Wells Fargo Could Face Enforcement Action for Charging Excess Fees

The Office of the Comptroller of the Currency (OCC) warned Wells Fargo in a scathing letter that it is mulling lodging formal enforcement actions against the bank over its auto insurance and mortgage businesses.

According to news from The Wall Street Journal, citing people familiar with the matter, the OCC said in the letter that Wells Fargo harmed customers in both units. It gave the bank until Nov. 24 to respond.

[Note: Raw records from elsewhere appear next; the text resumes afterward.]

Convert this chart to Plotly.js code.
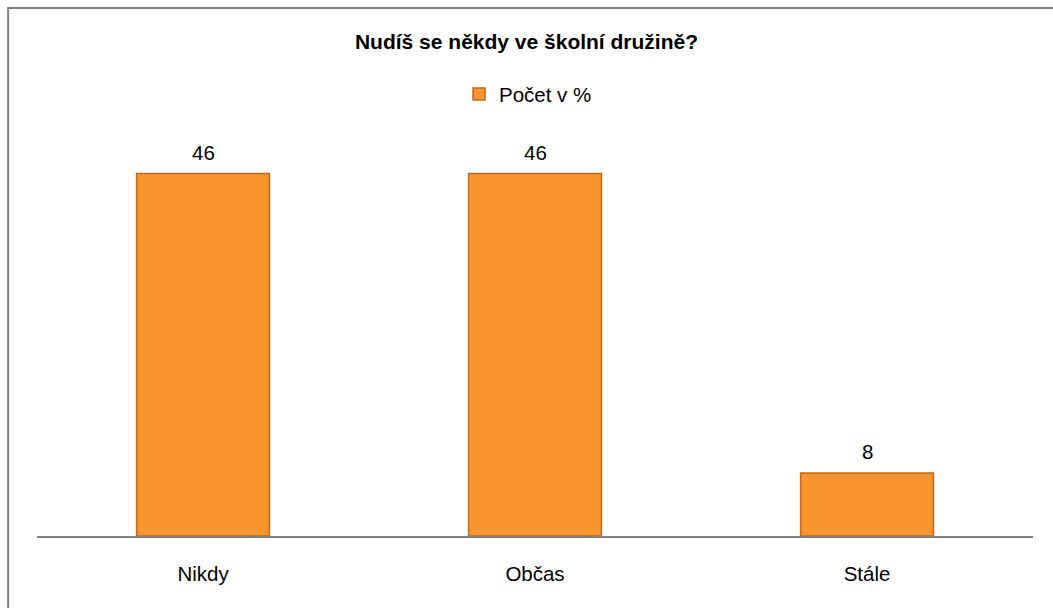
<!DOCTYPE html>
<html>
<head>
<meta charset="utf-8">
<script src="https://cdn.plot.ly/plotly-3.0.1.min.js"></script>
<style>html,body{margin:0;padding:0;background:#fff;}#chart{width:1053px;height:608px;}</style>
</head>
<body>
<div id="chart"></div>
<script>
const categories = ["Nikdy", "Občas", "Stále"];
const values = [46, 46, 8];
const seriesName = "Počet v %";
const chartTitle = "Nudíš se někdy ve školní družině?";

const FONT = "Arial, 'Liberation Sans', sans-serif";

const trace = {
  type: "bar",
  x: categories,
  y: values,
  name: seriesName,
  width: 0.4,
  marker: {color: "#F7962F", line: {color: "#C8671A", width: 1.5}},
  hoverinfo: "x+y"
};

const labels = categories.map((c, i) => ({
  x: c, y: values[i], xref: "x", yref: "y",
  text: String(values[i]), showarrow: false,
  yanchor: "middle", yshift: 21,
  font: {family: FONT, size: 20.5, color: "#000"}
}));

const layout = {
  width: 1053, height: 608,
  margin: {l: 37, r: 20, t: 142, b: 72},
  paper_bgcolor: "#fff", plot_bgcolor: "#fff",
  font: {family: FONT, size: 20.5, color: "#000"},
  title: {text: "<b>" + chartTitle + "</b>", x: 0.5, xanchor: "center", xref: "container",
          y: 0.9317, yanchor: "middle", yref: "container",
          font: {size: 21, family: FONT, color: "#000"}},
  showlegend: true,
  legend: {orientation: "h", xref: "container", yref: "container",
           x: 0.4359, xanchor: "left", y: 0.845, yanchor: "middle",
           bgcolor: "rgba(0,0,0,0)", font: {size: 20.5, family: FONT}, itemwidth: 30},
  xaxis: {showgrid: false, showline: true, linecolor: "#808080", linewidth: 1.5,
          ticks: "", ticklabelstandoff: 19, tickfont: {size: 20.5, family: FONT}, fixedrange: true},
  yaxis: {range: [0, 50], visible: false, showgrid: false, zeroline: false, fixedrange: true},
  annotations: labels,
  shapes: [{type: "rect", xref: "paper", yref: "paper", x0: -0.029, x1: 1.05, y0: -0.5, y1: 1.340,
            line: {color: "#7f7f7f", width: 2}, fillcolor: "rgba(0,0,0,0)", layer: "below"}]
};

Plotly.newPlot("chart", [trace], layout, {displayModeBar: false, staticPlot: true});
</script>
</body>
</html>
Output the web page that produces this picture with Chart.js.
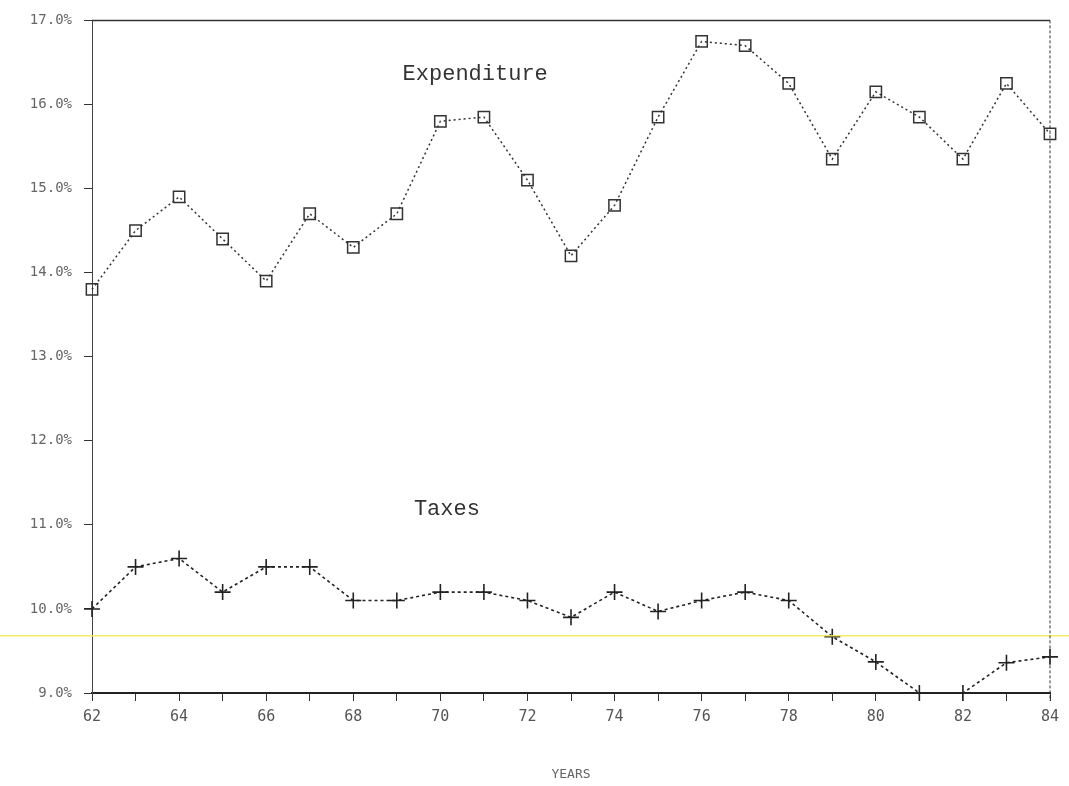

The regulator contends Wells Fargo failed multiple times to fix the problems with its auto insurance and mortgage lending units, as well as its other business lines. While Wells Fargo wouldn’t comment on the letter, it did tell the Wall Street Journal that there is “still work to be done” and that the bank is “dedicated to making things right, fixing the problems and building a better bank.” Wells Fargo said it is making changes across its line of businesses to rebuild the trust of its customers and employees. 

The OCC is currently contemplating a cease and desist order, which will likely include steps the board of the bank has to take to correct the issues. The order typically includes a time period in which the company has to make those changes.

The potential move on the part of the OCC reveals that Wells Fargo is still struggling to rebound from its fake account scandal last year. Since then, the bank has faced claims it charged people for auto loans they didn’t need or want.

In the summerreports in The New York Times indicated officials in the mortgage lending unit were making unauthorized changes to home loans held by customers in bankruptcy. A class action lawsuit for the alleged victims of the loan modifications contends that consumers were surprised to find out their monthly home loan payments had gone down — which they didn’t mind — and to learn that the terms of their loans had been extended greatly to make those lower payments possible (which they did mind). Decades longer on a loan term mean greater interest payments to the bank.

Those types of major insurance changes for a consumer in bankruptcy are subject to approval by a bankruptcy court judge, but Wells Fargo seems to have decided to skip that step and just put the changes through without alerting any involved party, according to filings in the ongoing class action lawsuit.